In some cases, this mechanical orientation can be applied simultaneously with the poling process, as is taught in U.S. Pat. No. 4,308,370, so as to form the beta crystallites by stretching and inducing polarization in the same step.
While such mechanical orientation techniques are effective for the production of films which can be poled and thus transformed into stable pyroelectric and piezoelectric elements, the necessity for orientation has several disadvantages: first, such orientation is a costly processing step; second, during orientation an anisotropic film is created which results in anisotropic piezoelectric properties. (Since the most highly piezoelectric elements usually result from highly uniaxially oriented films, the anisotropy can be considerable); third, stable pyroelectric and piezoelectric coatings cannot typically be applied directly onto an article, as by solvent casting, for example, because the coating cannot typically be oriented once placed on the article.
One approach to solving the aforementioned problems is disclosed in U.K. Pat. No. 1,349,860. Therein is taught the concept of use of a vinylidene fluoride copolymer to achieve a stable pyroelectric and piezoelectric element. The addition of a comonomer to the vinylidene fluoride monomer during the polymerization sequence is taught to provide a film apparently containing the requisite crystalline structure for subsequent poling to provide stable pyroelectric and piezoelectric characteristics thereto. With this system, somewhat lengthy polarization times, i.e., about 2 hours, are disclosed. While the reference teaches that shorter times can be used, lengthier times are taught to be preferred.
We have discovered that if the polyvinylidene fluoride polymer can be maintained in an amorphous state prior to poling, the poling process by itself results in an element displaying stable pyroelectric and piezoelectric properties. Apparently, the poling itself creates the desired .beta.-crystallinity in the film or coating, with no necessity for mechanical orientation.
The prevention of crystalline formation is achieved by utilizing a polymeric blend, with one of the polymers being polyvinylidene fluoride and the other polymer being one that is miscible therewith.
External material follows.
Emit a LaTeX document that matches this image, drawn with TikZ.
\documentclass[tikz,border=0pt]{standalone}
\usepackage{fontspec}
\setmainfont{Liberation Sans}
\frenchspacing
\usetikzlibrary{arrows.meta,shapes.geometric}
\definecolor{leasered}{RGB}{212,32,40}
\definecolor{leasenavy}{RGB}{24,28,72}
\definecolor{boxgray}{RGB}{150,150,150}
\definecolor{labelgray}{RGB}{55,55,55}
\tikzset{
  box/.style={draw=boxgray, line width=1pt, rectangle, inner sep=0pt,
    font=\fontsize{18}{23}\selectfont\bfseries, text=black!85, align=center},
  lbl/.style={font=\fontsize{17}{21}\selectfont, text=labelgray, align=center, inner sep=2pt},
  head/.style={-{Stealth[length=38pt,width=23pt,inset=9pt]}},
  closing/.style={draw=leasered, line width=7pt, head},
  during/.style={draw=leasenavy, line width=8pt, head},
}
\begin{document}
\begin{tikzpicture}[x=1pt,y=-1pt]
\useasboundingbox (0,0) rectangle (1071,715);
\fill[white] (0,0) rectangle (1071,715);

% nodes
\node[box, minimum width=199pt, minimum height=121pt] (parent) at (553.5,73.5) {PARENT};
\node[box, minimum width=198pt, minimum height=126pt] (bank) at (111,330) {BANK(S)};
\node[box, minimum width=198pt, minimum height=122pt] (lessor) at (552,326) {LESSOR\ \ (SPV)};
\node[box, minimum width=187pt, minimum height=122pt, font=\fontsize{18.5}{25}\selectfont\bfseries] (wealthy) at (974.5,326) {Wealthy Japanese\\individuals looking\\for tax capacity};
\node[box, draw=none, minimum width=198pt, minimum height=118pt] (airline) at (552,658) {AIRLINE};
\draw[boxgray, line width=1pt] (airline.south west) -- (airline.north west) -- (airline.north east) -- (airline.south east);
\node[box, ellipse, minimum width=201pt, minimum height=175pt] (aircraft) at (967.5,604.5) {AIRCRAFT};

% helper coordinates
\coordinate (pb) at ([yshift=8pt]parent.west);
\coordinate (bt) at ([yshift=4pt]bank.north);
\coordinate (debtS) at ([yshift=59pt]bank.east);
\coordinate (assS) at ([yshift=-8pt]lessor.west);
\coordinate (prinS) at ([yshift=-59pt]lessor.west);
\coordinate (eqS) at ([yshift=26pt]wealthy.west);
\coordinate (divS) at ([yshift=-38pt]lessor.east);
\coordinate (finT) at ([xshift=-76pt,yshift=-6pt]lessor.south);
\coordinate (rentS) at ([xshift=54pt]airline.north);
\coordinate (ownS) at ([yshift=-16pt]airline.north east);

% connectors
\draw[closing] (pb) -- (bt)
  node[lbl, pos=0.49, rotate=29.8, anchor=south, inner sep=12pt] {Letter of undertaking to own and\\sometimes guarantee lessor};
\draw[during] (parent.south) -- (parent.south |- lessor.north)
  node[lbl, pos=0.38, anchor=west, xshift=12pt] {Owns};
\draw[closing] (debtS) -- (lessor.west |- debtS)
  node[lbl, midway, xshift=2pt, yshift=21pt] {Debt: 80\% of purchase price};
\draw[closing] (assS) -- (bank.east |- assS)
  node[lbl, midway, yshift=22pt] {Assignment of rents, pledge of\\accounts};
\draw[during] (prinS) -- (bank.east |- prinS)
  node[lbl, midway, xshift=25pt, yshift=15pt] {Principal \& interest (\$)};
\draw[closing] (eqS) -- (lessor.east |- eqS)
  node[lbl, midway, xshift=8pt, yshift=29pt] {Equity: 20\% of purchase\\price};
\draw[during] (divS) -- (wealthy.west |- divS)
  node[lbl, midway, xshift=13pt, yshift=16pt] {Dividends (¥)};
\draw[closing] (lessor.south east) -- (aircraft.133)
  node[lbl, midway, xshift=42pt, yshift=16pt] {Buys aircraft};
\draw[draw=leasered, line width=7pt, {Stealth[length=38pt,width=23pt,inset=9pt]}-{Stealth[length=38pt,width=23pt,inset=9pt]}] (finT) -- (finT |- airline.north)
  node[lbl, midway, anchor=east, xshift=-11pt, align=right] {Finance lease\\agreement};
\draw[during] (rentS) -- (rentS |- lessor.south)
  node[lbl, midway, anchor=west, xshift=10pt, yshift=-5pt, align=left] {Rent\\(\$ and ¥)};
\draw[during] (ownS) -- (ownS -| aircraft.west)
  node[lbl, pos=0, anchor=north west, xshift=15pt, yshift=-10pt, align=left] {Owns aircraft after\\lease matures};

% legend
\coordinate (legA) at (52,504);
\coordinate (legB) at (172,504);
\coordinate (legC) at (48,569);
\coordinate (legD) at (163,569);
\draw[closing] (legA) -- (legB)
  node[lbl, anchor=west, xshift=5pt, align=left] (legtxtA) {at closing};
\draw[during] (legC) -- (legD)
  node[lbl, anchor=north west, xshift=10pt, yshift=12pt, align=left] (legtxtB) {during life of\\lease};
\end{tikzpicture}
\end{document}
By keeping the miscible polymer blend in an amorphous state until poling is undertaken, beta crystallinity, and thus the desired electrical characteristics are achieved solely by the action of the polarization. Such a technique cannot be applied to pure polyvinylidene fluoride because the pure polymer has such a high tendency to crystallize that crystallization cannot be sufficiently prevented.
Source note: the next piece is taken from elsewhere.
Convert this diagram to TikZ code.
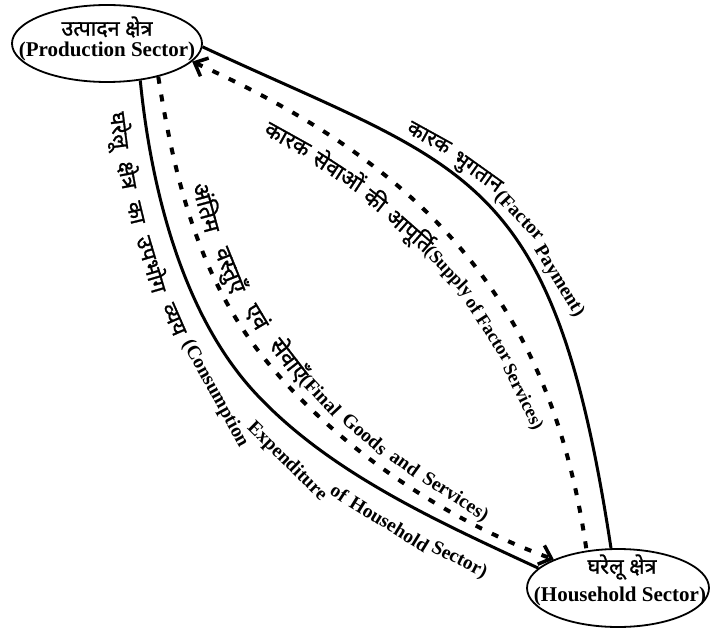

The function of the miscible polymeric blend component is therefore to reduce the tendency of the polyvinylidene fluoride to crystallize and thus to form a substantially amorphous film prior to poling.
The use of polymer blends of polyvinylidene fluoride with miscible polymers is itself known in the art. Such polymers include acrylates, e.g., polymethyl acrylate; methacrylates, e.g., polymethyl methacrylate and polyethyl methacrylate; polyvinyl acetate; poly N,-N-dimethyl acrylamide; polyvinyl methyl ketone and poly N-vinyl-2-pyrolidone. Such blends have in fact been mechanically oriented to produce the beta crystalline form of the polyvinylidene fluoride within the blend composition and subsequently poled. One would expect that the desired electrical properties would be less than those of pure polyvinylidene fluoride because less polyvinylidene fluoride is present in the composition, and such experiments have in fact been reported with the expected results. (Lee, H.; Salomon, R. E.; and Laebs, M. N.; Macromolecules, 11, p. 171, 1978.)
We have now found that by using a simple blend of polymers, processing same to a film or a coating on an article can be undertaken without the necessity of mechanical orientation of the film, yet a film or coating displaying stable pyroelectric and isotropic piezoelectric characteristics can be obtained.